Given problem - Everything from the first line down to the line containing "ax = fig.add_axes([108" is to be retyped exactly, both ends included, with pictures left out.

#### Provided data ####

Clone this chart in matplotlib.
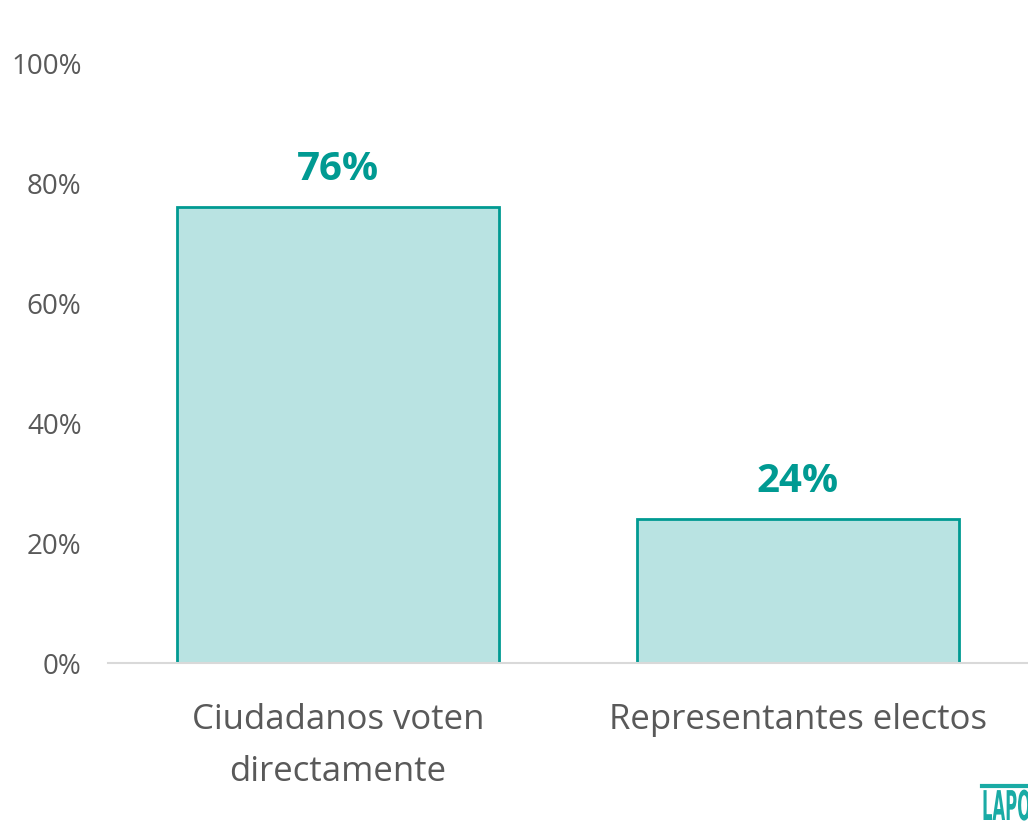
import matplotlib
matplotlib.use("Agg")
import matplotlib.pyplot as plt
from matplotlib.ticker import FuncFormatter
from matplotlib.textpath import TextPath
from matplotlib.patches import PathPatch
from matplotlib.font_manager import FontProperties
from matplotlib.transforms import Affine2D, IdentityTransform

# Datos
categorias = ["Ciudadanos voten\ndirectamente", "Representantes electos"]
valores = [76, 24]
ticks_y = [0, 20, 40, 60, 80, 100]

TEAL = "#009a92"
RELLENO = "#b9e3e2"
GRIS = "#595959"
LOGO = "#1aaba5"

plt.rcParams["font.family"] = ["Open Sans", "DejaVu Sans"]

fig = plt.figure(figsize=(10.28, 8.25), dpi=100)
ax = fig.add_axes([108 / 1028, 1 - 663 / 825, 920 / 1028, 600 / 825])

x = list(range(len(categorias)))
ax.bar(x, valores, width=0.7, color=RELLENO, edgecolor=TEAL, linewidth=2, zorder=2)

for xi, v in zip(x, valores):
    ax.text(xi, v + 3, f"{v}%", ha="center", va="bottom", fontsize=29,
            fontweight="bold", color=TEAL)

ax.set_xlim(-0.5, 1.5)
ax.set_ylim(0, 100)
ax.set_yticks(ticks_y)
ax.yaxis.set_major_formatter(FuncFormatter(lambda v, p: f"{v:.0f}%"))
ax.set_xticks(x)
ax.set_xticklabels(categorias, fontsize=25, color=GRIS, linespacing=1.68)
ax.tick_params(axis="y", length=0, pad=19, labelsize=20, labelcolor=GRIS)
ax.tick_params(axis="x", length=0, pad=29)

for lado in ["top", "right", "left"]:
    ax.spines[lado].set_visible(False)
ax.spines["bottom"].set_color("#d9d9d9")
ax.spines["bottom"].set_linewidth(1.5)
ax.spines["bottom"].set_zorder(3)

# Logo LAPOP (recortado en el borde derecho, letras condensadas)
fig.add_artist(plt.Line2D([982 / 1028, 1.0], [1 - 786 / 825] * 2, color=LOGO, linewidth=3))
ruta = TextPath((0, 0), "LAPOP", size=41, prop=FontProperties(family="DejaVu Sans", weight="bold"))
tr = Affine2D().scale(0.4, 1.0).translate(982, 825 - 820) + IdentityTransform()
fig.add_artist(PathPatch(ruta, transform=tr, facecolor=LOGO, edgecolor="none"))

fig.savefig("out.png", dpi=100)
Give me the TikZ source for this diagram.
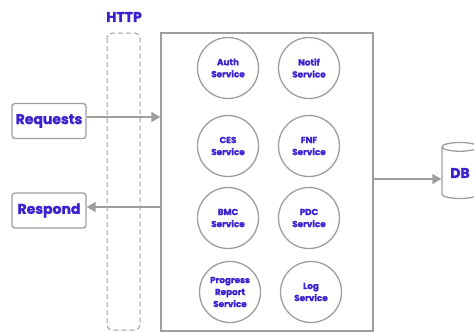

####

Response to the task -
Clone this chart in matplotlib.
import matplotlib
matplotlib.use("Agg")
import matplotlib.pyplot as plt
from matplotlib.ticker import FuncFormatter
from matplotlib.textpath import TextPath
from matplotlib.patches import PathPatch
from matplotlib.font_manager import FontProperties
from matplotlib.transforms import Affine2D, IdentityTransform

# Datos
categorias = ["Ciudadanos voten\ndirectamente", "Representantes electos"]
valores = [76, 24]
ticks_y = [0, 20, 40, 60, 80, 100]

TEAL = "#009a92"
RELLENO = "#b9e3e2"
GRIS = "#595959"
LOGO = "#1aaba5"

plt.rcParams["font.family"] = ["Open Sans", "DejaVu Sans"]

fig = plt.figure(figsize=(10.28, 8.25), dpi=100)
ax = fig.add_axes([108 / 1028, 1 - 663 / 825, 920 / 1028, 600 / 825])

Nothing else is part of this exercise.